§ Data shown

******

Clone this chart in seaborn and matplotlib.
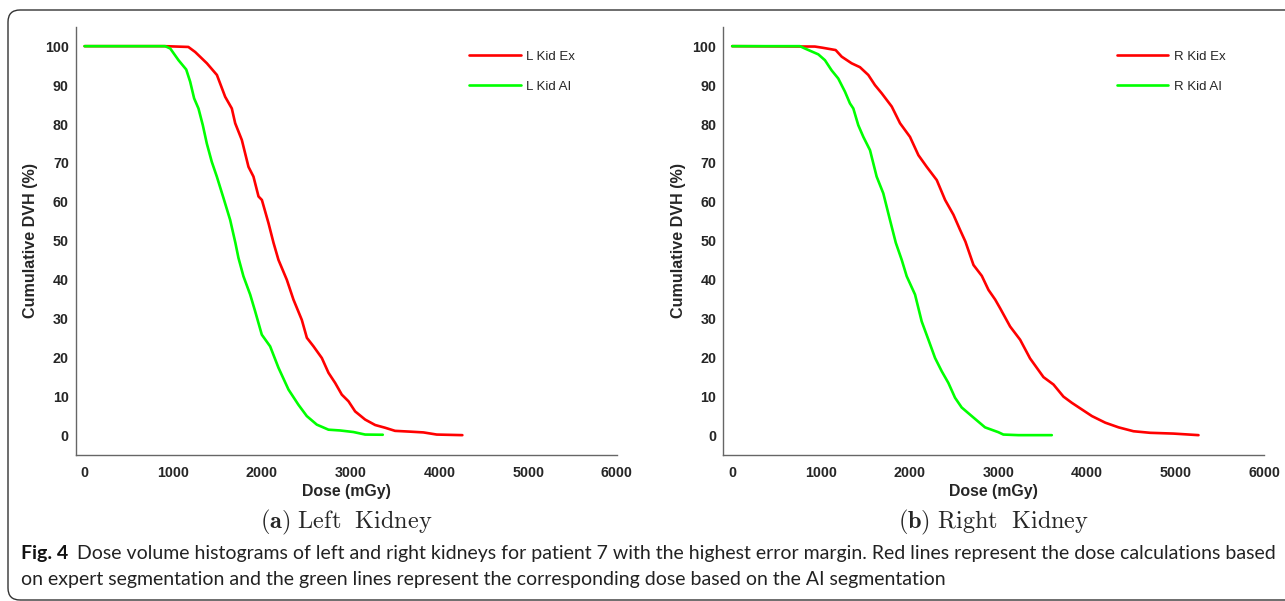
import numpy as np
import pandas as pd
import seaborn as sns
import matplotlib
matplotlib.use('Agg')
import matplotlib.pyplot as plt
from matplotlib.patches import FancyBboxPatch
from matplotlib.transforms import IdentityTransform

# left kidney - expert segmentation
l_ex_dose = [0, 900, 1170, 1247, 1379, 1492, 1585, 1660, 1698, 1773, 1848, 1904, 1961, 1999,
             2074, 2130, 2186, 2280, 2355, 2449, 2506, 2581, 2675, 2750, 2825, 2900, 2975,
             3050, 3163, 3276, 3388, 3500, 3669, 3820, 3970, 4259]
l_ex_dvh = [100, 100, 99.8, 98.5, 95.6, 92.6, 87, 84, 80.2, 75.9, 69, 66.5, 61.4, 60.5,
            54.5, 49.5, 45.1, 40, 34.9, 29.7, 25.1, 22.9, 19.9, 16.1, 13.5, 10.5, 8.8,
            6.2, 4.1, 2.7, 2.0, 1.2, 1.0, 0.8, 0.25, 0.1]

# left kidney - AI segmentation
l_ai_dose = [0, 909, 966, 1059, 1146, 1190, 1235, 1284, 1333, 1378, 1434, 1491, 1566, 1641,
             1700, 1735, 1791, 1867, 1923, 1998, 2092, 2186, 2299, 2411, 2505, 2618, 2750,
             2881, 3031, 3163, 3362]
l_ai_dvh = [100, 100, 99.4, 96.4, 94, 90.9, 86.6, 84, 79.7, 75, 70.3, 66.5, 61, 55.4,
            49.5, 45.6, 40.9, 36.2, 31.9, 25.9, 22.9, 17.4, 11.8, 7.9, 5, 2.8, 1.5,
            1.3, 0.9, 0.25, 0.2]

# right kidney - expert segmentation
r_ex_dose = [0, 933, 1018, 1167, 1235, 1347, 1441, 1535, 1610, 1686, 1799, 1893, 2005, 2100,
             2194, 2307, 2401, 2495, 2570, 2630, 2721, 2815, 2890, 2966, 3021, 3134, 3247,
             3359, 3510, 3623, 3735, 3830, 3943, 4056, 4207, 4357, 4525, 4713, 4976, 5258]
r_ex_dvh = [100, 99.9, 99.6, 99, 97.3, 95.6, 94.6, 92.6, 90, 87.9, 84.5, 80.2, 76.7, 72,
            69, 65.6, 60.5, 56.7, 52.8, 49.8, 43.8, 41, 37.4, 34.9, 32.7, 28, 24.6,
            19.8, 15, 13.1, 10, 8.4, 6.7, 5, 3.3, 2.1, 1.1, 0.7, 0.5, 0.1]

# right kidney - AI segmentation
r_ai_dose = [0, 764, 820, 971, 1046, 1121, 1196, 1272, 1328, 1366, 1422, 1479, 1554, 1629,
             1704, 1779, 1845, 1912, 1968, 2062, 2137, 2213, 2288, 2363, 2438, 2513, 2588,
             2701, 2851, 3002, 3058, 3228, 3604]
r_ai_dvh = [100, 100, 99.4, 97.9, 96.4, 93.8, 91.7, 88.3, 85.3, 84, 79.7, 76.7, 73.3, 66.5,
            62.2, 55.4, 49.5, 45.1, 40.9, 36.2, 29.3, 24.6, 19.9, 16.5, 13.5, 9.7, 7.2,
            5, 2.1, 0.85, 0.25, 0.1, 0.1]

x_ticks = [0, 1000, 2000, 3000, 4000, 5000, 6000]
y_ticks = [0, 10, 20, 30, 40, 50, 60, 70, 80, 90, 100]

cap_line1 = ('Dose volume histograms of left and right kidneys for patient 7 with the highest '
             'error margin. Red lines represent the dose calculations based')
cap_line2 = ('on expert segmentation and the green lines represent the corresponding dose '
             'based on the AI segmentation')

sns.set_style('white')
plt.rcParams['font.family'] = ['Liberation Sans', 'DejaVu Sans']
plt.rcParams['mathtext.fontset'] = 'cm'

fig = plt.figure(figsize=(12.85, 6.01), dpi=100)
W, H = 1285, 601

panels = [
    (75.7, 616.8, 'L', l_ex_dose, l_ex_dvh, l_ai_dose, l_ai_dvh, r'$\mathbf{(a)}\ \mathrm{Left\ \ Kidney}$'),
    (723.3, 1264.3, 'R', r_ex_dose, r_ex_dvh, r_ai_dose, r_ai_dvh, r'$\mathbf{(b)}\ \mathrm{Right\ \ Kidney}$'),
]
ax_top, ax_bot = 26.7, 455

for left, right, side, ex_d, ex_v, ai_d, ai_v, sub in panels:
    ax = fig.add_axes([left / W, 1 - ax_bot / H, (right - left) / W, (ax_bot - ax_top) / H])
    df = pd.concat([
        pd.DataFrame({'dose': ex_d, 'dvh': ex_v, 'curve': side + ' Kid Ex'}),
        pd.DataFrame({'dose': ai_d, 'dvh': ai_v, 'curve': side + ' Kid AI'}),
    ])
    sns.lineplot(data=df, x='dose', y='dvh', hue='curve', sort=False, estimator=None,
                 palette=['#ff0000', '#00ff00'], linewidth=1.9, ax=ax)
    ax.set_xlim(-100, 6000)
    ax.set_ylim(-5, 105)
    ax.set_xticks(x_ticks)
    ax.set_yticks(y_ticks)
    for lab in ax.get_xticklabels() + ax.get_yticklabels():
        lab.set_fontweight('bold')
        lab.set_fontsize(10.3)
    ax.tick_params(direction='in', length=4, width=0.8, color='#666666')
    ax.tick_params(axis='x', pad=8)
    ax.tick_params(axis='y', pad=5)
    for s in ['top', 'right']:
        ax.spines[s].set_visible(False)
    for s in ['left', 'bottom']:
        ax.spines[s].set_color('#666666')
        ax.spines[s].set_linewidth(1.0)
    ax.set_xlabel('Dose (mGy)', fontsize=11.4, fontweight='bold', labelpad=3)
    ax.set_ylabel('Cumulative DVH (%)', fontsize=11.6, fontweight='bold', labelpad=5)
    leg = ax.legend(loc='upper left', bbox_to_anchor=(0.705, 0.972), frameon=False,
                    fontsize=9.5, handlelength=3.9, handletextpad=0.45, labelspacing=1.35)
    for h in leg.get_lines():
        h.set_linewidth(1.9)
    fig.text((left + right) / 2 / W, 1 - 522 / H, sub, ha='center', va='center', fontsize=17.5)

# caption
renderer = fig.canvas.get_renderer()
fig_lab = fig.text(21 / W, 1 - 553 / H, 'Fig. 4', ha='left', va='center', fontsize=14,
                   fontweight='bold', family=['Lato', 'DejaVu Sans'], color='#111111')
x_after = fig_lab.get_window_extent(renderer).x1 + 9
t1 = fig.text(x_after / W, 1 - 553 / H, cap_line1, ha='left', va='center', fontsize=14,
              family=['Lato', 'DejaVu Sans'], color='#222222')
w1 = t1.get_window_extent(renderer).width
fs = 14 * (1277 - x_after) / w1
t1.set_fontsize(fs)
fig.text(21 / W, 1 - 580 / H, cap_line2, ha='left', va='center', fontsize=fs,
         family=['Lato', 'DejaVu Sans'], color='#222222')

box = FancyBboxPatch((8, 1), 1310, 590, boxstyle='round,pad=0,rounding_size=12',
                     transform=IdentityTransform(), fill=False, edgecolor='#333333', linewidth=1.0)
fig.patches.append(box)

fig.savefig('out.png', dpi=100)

******

Copy out all of the material exactly as written, without its pictures.

Clone this chart in seaborn and matplotlib.
import numpy as np
import pandas as pd
import seaborn as sns
import matplotlib
matplotlib.use('Agg')
import matplotlib.pyplot as plt
from matplotlib.patches import FancyBboxPatch
from matplotlib.transforms import IdentityTransform

# left kidney - expert segmentation
l_ex_dose = [0, 900, 1170, 1247, 1379, 1492, 1585, 1660, 1698, 1773, 1848, 1904, 1961, 1999,
             2074, 2130, 2186, 2280, 2355, 2449, 2506, 2581, 2675, 2750, 2825, 2900, 2975,
             3050, 3163, 3276, 3388, 3500, 3669, 3820, 3970, 4259]
l_ex_dvh = [100, 100, 99.8, 98.5, 95.6, 92.6, 87, 84, 80.2, 75.9, 69, 66.5, 61.4, 60.5,
            54.5, 49.5, 45.1, 40, 34.9, 29.7, 25.1, 22.9, 19.9, 16.1, 13.5, 10.5, 8.8,
            6.2, 4.1, 2.7, 2.0, 1.2, 1.0, 0.8, 0.25, 0.1]

# left kidney - AI segmentation
l_ai_dose = [0, 909, 966, 1059, 1146, 1190, 1235, 1284, 1333, 1378, 1434, 1491, 1566, 1641,
             1700, 1735, 1791, 1867, 1923, 1998, 2092, 2186, 2299, 2411, 2505, 2618, 2750,
             2881, 3031, 3163, 3362]
l_ai_dvh = [100, 100, 99.4, 96.4, 94, 90.9, 86.6, 84, 79.7, 75, 70.3, 66.5, 61, 55.4,
            49.5, 45.6, 40.9, 36.2, 31.9, 25.9, 22.9, 17.4, 11.8, 7.9, 5, 2.8, 1.5,
            1.3, 0.9, 0.25, 0.2]

# right kidney - expert segmentation
r_ex_dose = [0, 933, 1018, 1167, 1235, 1347, 1441, 1535, 1610, 1686, 1799, 1893, 2005, 2100,
             2194, 2307, 2401, 2495, 2570, 2630, 2721, 2815, 2890, 2966, 3021, 3134, 3247,
             3359, 3510, 3623, 3735, 3830, 3943, 4056, 4207, 4357, 4525, 4713, 4976, 5258]
r_ex_dvh = [100, 99.9, 99.6, 99, 97.3, 95.6, 94.6, 92.6, 90, 87.9, 84.5, 80.2, 76.7, 72,
            69, 65.6, 60.5, 56.7, 52.8, 49.8, 43.8, 41, 37.4, 34.9, 32.7, 28, 24.6,
            19.8, 15, 13.1, 10, 8.4, 6.7, 5, 3.3, 2.1, 1.1, 0.7, 0.5, 0.1]

# right kidney - AI segmentation
r_ai_dose = [0, 764, 820, 971, 1046, 1121, 1196, 1272, 1328, 1366, 1422, 1479, 1554, 1629,
             1704, 1779, 1845, 1912, 1968, 2062, 2137, 2213, 2288, 2363, 2438, 2513, 2588,
             2701, 2851, 3002, 3058, 3228, 3604]
r_ai_dvh = [100, 100, 99.4, 97.9, 96.4, 93.8, 91.7, 88.3, 85.3, 84, 79.7, 76.7, 73.3, 66.5,
            62.2, 55.4, 49.5, 45.1, 40.9, 36.2, 29.3, 24.6, 19.9, 16.5, 13.5, 9.7, 7.2,
            5, 2.1, 0.85, 0.25, 0.1, 0.1]

x_ticks = [0, 1000, 2000, 3000, 4000, 5000, 6000]
y_ticks = [0, 10, 20, 30, 40, 50, 60, 70, 80, 90, 100]

cap_line1 = ('Dose volume histograms of left and right kidneys for patient 7 with the highest '
             'error margin. Red lines represent the dose calculations based')
cap_line2 = ('on expert segmentation and the green lines represent the corresponding dose '
             'based on the AI segmentation')

sns.set_style('white')
plt.rcParams['font.family'] = ['Liberation Sans', 'DejaVu Sans']
plt.rcParams['mathtext.fontset'] = 'cm'

fig = plt.figure(figsize=(12.85, 6.01), dpi=100)
W, H = 1285, 601

panels = [
    (75.7, 616.8, 'L', l_ex_dose, l_ex_dvh, l_ai_dose, l_ai_dvh, r'$\mathbf{(a)}\ \mathrm{Left\ \ Kidney}$'),
    (723.3, 1264.3, 'R', r_ex_dose, r_ex_dvh, r_ai_dose, r_ai_dvh, r'$\mathbf{(b)}\ \mathrm{Right\ \ Kidney}$'),
]
ax_top, ax_bot = 26.7, 455

for left, right, side, ex_d, ex_v, ai_d, ai_v, sub in panels:
    ax = fig.add_axes([left / W, 1 - ax_bot / H, (right - left) / W, (ax_bot - ax_top) / H])
    df = pd.concat([
        pd.DataFrame({'dose': ex_d, 'dvh': ex_v, 'curve': side + ' Kid Ex'}),
        pd.DataFrame({'dose': ai_d, 'dvh': ai_v, 'curve': side + ' Kid AI'}),
    ])
    sns.lineplot(data=df, x='dose', y='dvh', hue='curve', sort=False, estimator=None,
                 palette=['#ff0000', '#00ff00'], linewidth=1.9, ax=ax)
    ax.set_xlim(-100, 6000)
    ax.set_ylim(-5, 105)
    ax.set_xticks(x_ticks)
    ax.set_yticks(y_ticks)
    for lab in ax.get_xticklabels() + ax.get_yticklabels():
        lab.set_fontweight('bold')
        lab.set_fontsize(10.3)
    ax.tick_params(direction='in', length=4, width=0.8, color='#666666')
    ax.tick_params(axis='x', pad=8)
    ax.tick_params(axis='y', pad=5)
    for s in ['top', 'right']:
        ax.spines[s].set_visible(False)
    for s in ['left', 'bottom']:
        ax.spines[s].set_color('#666666')
        ax.spines[s].set_linewidth(1.0)
    ax.set_xlabel('Dose (mGy)', fontsize=11.4, fontweight='bold', labelpad=3)
    ax.set_ylabel('Cumulative DVH (%)', fontsize=11.6, fontweight='bold', labelpad=5)
    leg = ax.legend(loc='upper left', bbox_to_anchor=(0.705, 0.972), frameon=False,
                    fontsize=9.5, handlelength=3.9, handletextpad=0.45, labelspacing=1.35)
    for h in leg.get_lines():
        h.set_linewidth(1.9)
    fig.text((left + right) / 2 / W, 1 - 522 / H, sub, ha='center', va='center', fontsize=17.5)

# caption
renderer = fig.canvas.get_renderer()
fig_lab = fig.text(21 / W, 1 - 553 / H, 'Fig. 4', ha='left', va='center', fontsize=14,
                   fontweight='bold', family=['Lato', 'DejaVu Sans'], color='#111111')
x_after = fig_lab.get_window_extent(renderer).x1 + 9
t1 = fig.text(x_after / W, 1 - 553 / H, cap_line1, ha='left', va='center', fontsize=14,
              family=['Lato', 'DejaVu Sans'], color='#222222')
w1 = t1.get_window_extent(renderer).width
fs = 14 * (1277 - x_after) / w1
t1.set_fontsize(fs)
fig.text(21 / W, 1 - 580 / H, cap_line2, ha='left', va='center', fontsize=fs,
         family=['Lato', 'DejaVu Sans'], color='#222222')

box = FancyBboxPatch((8, 1), 1310, 590, boxstyle='round,pad=0,rounding_size=12',
                     transform=IdentityTransform(), fill=False, edgecolor='#333333', linewidth=1.0)
fig.patches.append(box)

fig.savefig('out.png', dpi=100)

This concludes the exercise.